# Collected material start

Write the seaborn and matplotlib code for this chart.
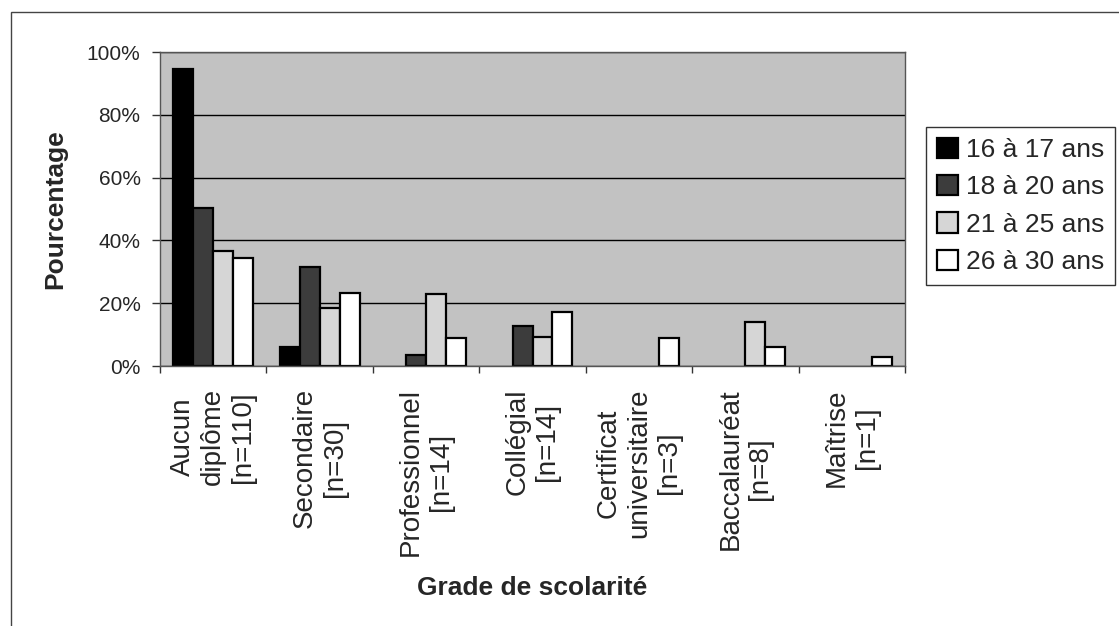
import matplotlib
matplotlib.use("Agg")
import matplotlib.pyplot as plt
from matplotlib.patches import Rectangle, Patch
from matplotlib.ticker import PercentFormatter
import pandas as pd
import seaborn as sns

# Data (in %)
grades = ["Aucun\ndiplôme\n[n=110]", "Secondaire\n[n=30]", "Professionnel\n[n=14]",
          "Collégial\n[n=14]", "Certificat\nuniversitaire\n[n=3]",
          "Baccalauréat\n[n=8]", "Maîtrise\n[n=1]"]
ages = ["16 à 17 ans", "18 à 20 ans", "21 à 25 ans", "26 à 30 ans"]
pct_16_17 = [94.6, 6.0, 0, 0, 0, 0, 0]
pct_18_20 = [50.3, 31.4, 3.4, 12.7, 0, 0, 0]
pct_21_25 = [36.5, 18.6, 22.9, 9.2, 0, 14.0, 0]
pct_26_30 = [34.4, 23.2, 8.9, 17.3, 8.9, 5.9, 3.0]
y_ticks = [0, 20, 40, 60, 80, 100]

colors = ["#000000", "#3c3c3c", "#d6d6d6", "#ffffff"]

# Long-form table for seaborn
rows = []
for age, vals in zip(ages, [pct_16_17, pct_18_20, pct_21_25, pct_26_30]):
    for g, v in zip(grades, vals):
        rows.append({"grade": g, "age": age, "pct": v})
df = pd.DataFrame(rows)

sns.set_theme(style="white")
plt.rcParams["font.family"] = ["Liberation Sans", "DejaVu Sans"]

fig = plt.figure(figsize=(11.19, 6.26), dpi=100)
ax = fig.add_axes([160 / 1119, 1 - 366 / 626, 745 / 1119, 314 / 626])
ax.set_facecolor("#c2c2c2")

sns.barplot(data=df, x="grade", y="pct", hue="age", order=grades, hue_order=ages,
            palette=colors, edgecolor="black", linewidth=1.6, width=0.75,
            saturation=1, legend=False, ax=ax)

# empty bars are not drawn in the original
for bar in ax.patches:
    if bar.get_height() == 0:
        bar.set_visible(False)

ax.set_ylim(0, 100)
ax.set_xlim(-0.5, len(grades) - 0.5)
ax.set_yticks(y_ticks)
ax.yaxis.set_major_formatter(PercentFormatter(decimals=0))
ax.yaxis.grid(True, color="black", linewidth=1)
ax.set_axisbelow(True)

# category labels, ticks at the group boundaries
ax.set_xticks(range(len(grades)))
ax.set_xticklabels(grades, rotation=90, ha="center", va="top",
                   multialignment="center", fontsize=20)
ax.set_xticks([i - 0.5 for i in range(len(grades) + 1)], minor=True)
ax.tick_params(axis="x", which="major", length=0, pad=16)
ax.tick_params(axis="x", which="minor", bottom=True, length=5, width=1, color="#333333")
ax.tick_params(axis="y", left=True, length=6, width=1, color="#333333", labelsize=15, pad=8)

for side in ["left", "bottom", "right", "top"]:
    ax.spines[side].set_visible(True)
    ax.spines[side].set_color("#555555")
    ax.spines[side].set_linewidth(1)

ax.set_xlabel("Grade de scolarité", fontsize=19, fontweight="bold", labelpad=14)
ax.set_ylabel("Pourcentage", fontsize=19, fontweight="bold", labelpad=14)

# legend
handles = [Patch(facecolor=c, edgecolor="black", linewidth=1.6) for c in colors]
leg = fig.legend(handles, ages, loc="upper left",
                 bbox_to_anchor=(926 / 1119, 1 - 127 / 626), fontsize=19,
                 frameon=True, fancybox=False, edgecolor="black",
                 handlelength=0.8, handleheight=0.8, handletextpad=0.3,
                 labelspacing=0.5, borderpad=0.4, borderaxespad=0)
leg.get_frame().set_linewidth(1)

# outer chart frame
fig.patches.append(Rectangle((11 / 1119, -0.1), 1.2, 1.1 - 12 / 626,
                             transform=fig.transFigure, fill=False,
                             edgecolor="#444444", linewidth=1))

fig.savefig("out.png", dpi=100)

# Collected material end

■ **The task**
Reproduce every line of the material precisely, omitting its pictures.

■ **Answer to this task**
Write the seaborn and matplotlib code for this chart.
import matplotlib
matplotlib.use("Agg")
import matplotlib.pyplot as plt
from matplotlib.patches import Rectangle, Patch
from matplotlib.ticker import PercentFormatter
import pandas as pd
import seaborn as sns

# Data (in %)
grades = ["Aucun\ndiplôme\n[n=110]", "Secondaire\n[n=30]", "Professionnel\n[n=14]",
          "Collégial\n[n=14]", "Certificat\nuniversitaire\n[n=3]",
          "Baccalauréat\n[n=8]", "Maîtrise\n[n=1]"]
ages = ["16 à 17 ans", "18 à 20 ans", "21 à 25 ans", "26 à 30 ans"]
pct_16_17 = [94.6, 6.0, 0, 0, 0, 0, 0]
pct_18_20 = [50.3, 31.4, 3.4, 12.7, 0, 0, 0]
pct_21_25 = [36.5, 18.6, 22.9, 9.2, 0, 14.0, 0]
pct_26_30 = [34.4, 23.2, 8.9, 17.3, 8.9, 5.9, 3.0]
y_ticks = [0, 20, 40, 60, 80, 100]

colors = ["#000000", "#3c3c3c", "#d6d6d6", "#ffffff"]

# Long-form table for seaborn
rows = []
for age, vals in zip(ages, [pct_16_17, pct_18_20, pct_21_25, pct_26_30]):
    for g, v in zip(grades, vals):
        rows.append({"grade": g, "age": age, "pct": v})
df = pd.DataFrame(rows)

sns.set_theme(style="white")
plt.rcParams["font.family"] = ["Liberation Sans", "DejaVu Sans"]

fig = plt.figure(figsize=(11.19, 6.26), dpi=100)
ax = fig.add_axes([160 / 1119, 1 - 366 / 626, 745 / 1119, 314 / 626])
ax.set_facecolor("#c2c2c2")

sns.barplot(data=df, x="grade", y="pct", hue="age", order=grades, hue_order=ages,
            palette=colors, edgecolor="black", linewidth=1.6, width=0.75,
            saturation=1, legend=False, ax=ax)

# empty bars are not drawn in the original
for bar in ax.patches:
    if bar.get_height() == 0:
        bar.set_visible(False)

ax.set_ylim(0, 100)
ax.set_xlim(-0.5, len(grades) - 0.5)
ax.set_yticks(y_ticks)
ax.yaxis.set_major_formatter(PercentFormatter(decimals=0))
ax.yaxis.grid(True, color="black", linewidth=1)
ax.set_axisbelow(True)

# category labels, ticks at the group boundaries
ax.set_xticks(range(len(grades)))
ax.set_xticklabels(grades, rotation=90, ha="center", va="top",
                   multialignment="center", fontsize=20)
ax.set_xticks([i - 0.5 for i in range(len(grades) + 1)], minor=True)
ax.tick_params(axis="x", which="major", length=0, pad=16)
ax.tick_params(axis="x", which="minor", bottom=True, length=5, width=1, color="#333333")
ax.tick_params(axis="y", left=True, length=6, width=1, color="#333333", labelsize=15, pad=8)

for side in ["left", "bottom", "right", "top"]:
    ax.spines[side].set_visible(True)
    ax.spines[side].set_color("#555555")
    ax.spines[side].set_linewidth(1)

ax.set_xlabel("Grade de scolarité", fontsize=19, fontweight="bold", labelpad=14)
ax.set_ylabel("Pourcentage", fontsize=19, fontweight="bold", labelpad=14)

# legend
handles = [Patch(facecolor=c, edgecolor="black", linewidth=1.6) for c in colors]
leg = fig.legend(handles, ages, loc="upper left",
                 bbox_to_anchor=(926 / 1119, 1 - 127 / 626), fontsize=19,
                 frameon=True, fancybox=False, edgecolor="black",
                 handlelength=0.8, handleheight=0.8, handletextpad=0.3,
                 labelspacing=0.5, borderpad=0.4, borderaxespad=0)
leg.get_frame().set_linewidth(1)

# outer chart frame
fig.patches.append(Rectangle((11 / 1119, -0.1), 1.2, 1.1 - 12 / 626,
                             transform=fig.transFigure, fill=False,
                             edgecolor="#444444", linewidth=1))

fig.savefig("out.png", dpi=100)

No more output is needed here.